Investing.com - Oil prices pushed higher on Tuesday on indications that the Organization of Petroleum Exporting Countries and its allies will extend production cuts beyond June, but gains were held in check amid ongoing concerns over the escalating Sino-U.S. trade war.
Global benchmark Brent crude futures were up 0.42% or 30 cents at $72.26 a barrel by 08:31 AM ET (12:31 GMT).
U.S. crude futures rose 0.49% or 31 cents to trade at $63.52 per barrel.
Oil prices remained supported after Saudi Arabia’s energy minister urged the OPEC+ coalition to “stay the course” on output limits after a meeting in Jeddah over the weekend.
An OPEC meeting has been scheduled for June 25-26, but the group is now considering moving the event to July 3-4, according to reports on Monday.

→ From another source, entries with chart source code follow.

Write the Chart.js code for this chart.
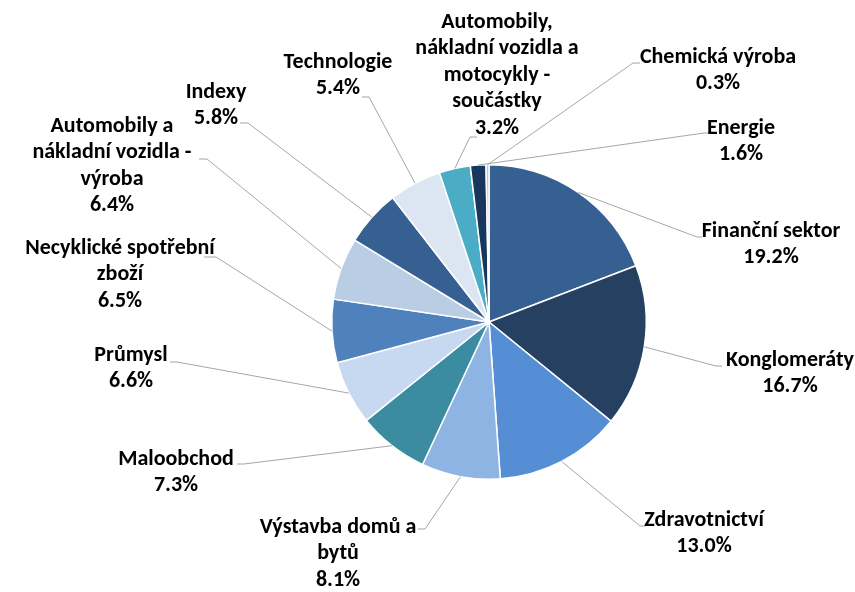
<!DOCTYPE html>
<html>
<head>
<meta charset="utf-8">
<script src="https://cdn.jsdelivr.net/npm/chart.js@4/dist/chart.umd.min.js"></script>
<style>
  html, body { margin: 0; padding: 0; background: #fff; }
  #wrap { width: 855px; height: 592px; position: relative; }
</style>
</head>
<body>
<div id="wrap"><canvas id="c" width="855" height="592"></canvas></div>
<script>
// Sector breakdown (share of portfolio, %)
const categories = [
  'Finanční sektor',
  'Konglomeráty',
  'Zdravotnictví',
  'Výstavba domů a\nbytů',
  'Maloobchod',
  'Průmysl',
  'Necyklické spotřební\nzboží',
  'Automobily a\nnákladní vozidla -\nvýroba',
  'Indexy',
  'Technologie',
  'Automobily,\nnákladní vozidla a\nmotocykly -\nsoučástky',
  'Energie',
  'Chemická výroba'
];
const shares = [19.2, 16.7, 13.0, 8.1, 7.3, 6.6, 6.5, 6.4, 5.8, 5.4, 3.2, 1.6, 0.3];

const sliceColors = [
  '#376092', '#254061', '#558ED5', '#8EB4E3', '#3B8BA1', '#C6D9F1', '#4F81BD',
  '#B9CDE5', '#376092', '#DCE6F2', '#4BACC6', '#17375E', '#B4C7DC'
];

// Label placement: centre x of the text block, centre y of its first line,
// leader elbow point and the end of the short horizontal stub.
const labelLayout = [
  { cx: 771, ty: 231, ex: 697, ey: 237, sx: 702 },
  { cx: 790, ty: 360, ex: 716, ey: 366, sx: 722 },
  { cx: 704, ty: 520, ex: 640, ey: 526, sx: 646 },
  { cx: 338, ty: 527, ex: 425, ey: 529, sx: 418 },
  { cx: 176, ty: 459, ex: 244, ey: 464, sx: 237 },
  { cx: 131, ty: 355, ex: 177, ey: 362, sx: 170 },
  { cx: 120, ty: 248, ex: 216, ey: 257, sx: 204 },
  { cx: 112, ty: 126, ex: 207, ey: 159, sx: 199 },
  { cx: 216, ty: 92,  ex: 248, ey: 123, sx: 240 },
  { cx: 338, ty: 62,  ex: 369, ey: 97,  sx: 362 },
  { cx: 497, ty: 22,  ex: 470, ey: 137, sx: 477 },
  { cx: 741, ty: 128, ex: 704, ey: 133, sx: 712 },
  { cx: 718, ty: 57,  ex: 633, ey: 63,  sx: 640 }
];

const LABEL_FONT = 'bold 22px Carlito, "Liberation Sans Narrow", Lato, sans-serif';
const LINE_H = 26.5;

const outsideLabels = {
  id: 'outsideLabels',
  afterDatasetsDraw(chart) {
    const ctx = chart.ctx;
    const meta = chart.getDatasetMeta(0);
    const values = chart.data.datasets[0].data;
    ctx.save();
    meta.data.forEach((arc, i) => {
      const lay = labelLayout[i];
      const mid = (arc.startAngle + arc.endAngle) / 2;
      const px = arc.x + Math.cos(mid) * arc.outerRadius;
      const py = arc.y + Math.sin(mid) * arc.outerRadius;
      // leader line
      ctx.strokeStyle = '#A6A6A6';
      ctx.lineWidth = 1;
      ctx.beginPath();
      ctx.moveTo(px, py);
      ctx.lineTo(lay.ex, lay.ey);
      ctx.lineTo(lay.sx, lay.ey);
      ctx.stroke();
      // text block
      const lines = chart.data.labels[i].split('\n');
      lines.push(values[i].toFixed(1) + '%');
      ctx.fillStyle = '#000000';
      ctx.font = LABEL_FONT;
      ctx.textAlign = 'center';
      ctx.textBaseline = 'middle';
      lines.forEach((t, k) => {
        const y = lay.ty + k * LINE_H;
        ctx.fillText(t, lay.cx, y);
      });
    });
    ctx.restore();
  }
};

new Chart(document.getElementById('c'), {
  type: 'pie',
  data: {
    labels: categories,
    datasets: [{
      data: shares,
      backgroundColor: sliceColors,
      borderColor: '#FFFFFF',
      borderWidth: 1.5
    }]
  },
  options: {
    responsive: false,
    animation: false,
    layout: { padding: { left: 331, right: 208, top: 164, bottom: 112 } },
    plugins: {
      legend: { display: false },
      tooltip: { enabled: false }
    }
  },
  plugins: [outsideLabels]
});
</script>
</body>
</html>
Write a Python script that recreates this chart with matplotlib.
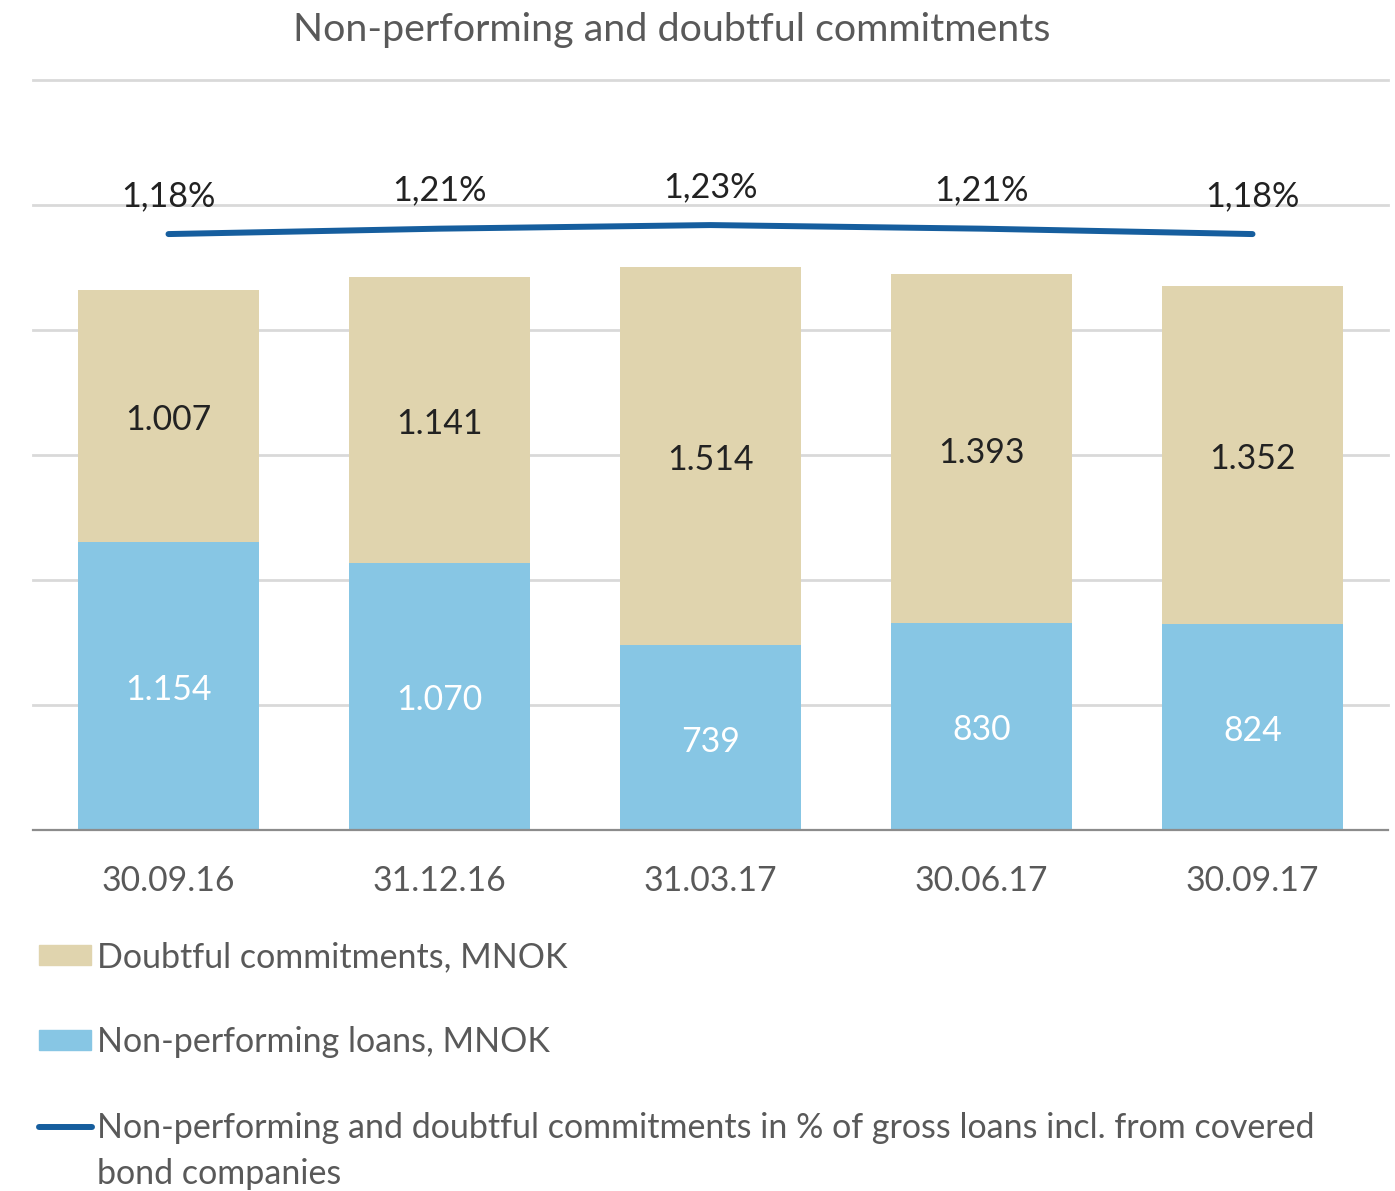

Prices were also underpinned as rising geopolitical tensions in the Middle East stoked fears over supply disruptions.
"Escalating tensions between the U.S. and Iran, in addition to signs that OPEC will continue its production cuts, drove oil higher," said Jasper Lawler, head of research at futures brokerage London Capital Group.
U.S. President Donald Trump on Monday threatened Iran with "great force" if it attacked U.S. interests in the Middle East. This came after a rocket attack in Iraq's capital Baghdad, which Washington suspects was organized by militia with ties to Iran.
Iran said on Tuesday that it would resist U.S. pressure, declining further talks under current circumstances.
Oil's gains were however damped by fears that the escalating trade war between the U.S. and China will act as a drag on global expansion and crimp energy demand.
Earlier Tuesday, the Organization for Economic Co-operation and Development cut its estimate for global growth in 2019 to 3.2%, from 3.3% and warned that the trade spat between Beijing and Washington is the main threat to the growth outlook.
At 5:30 PM ET, the American Petroleum Institute will release its weekly review of U.S. oil stocks. Analysts estimate the government’s weekly data will show a draw of 2.53 million barrels from crude inventories last week.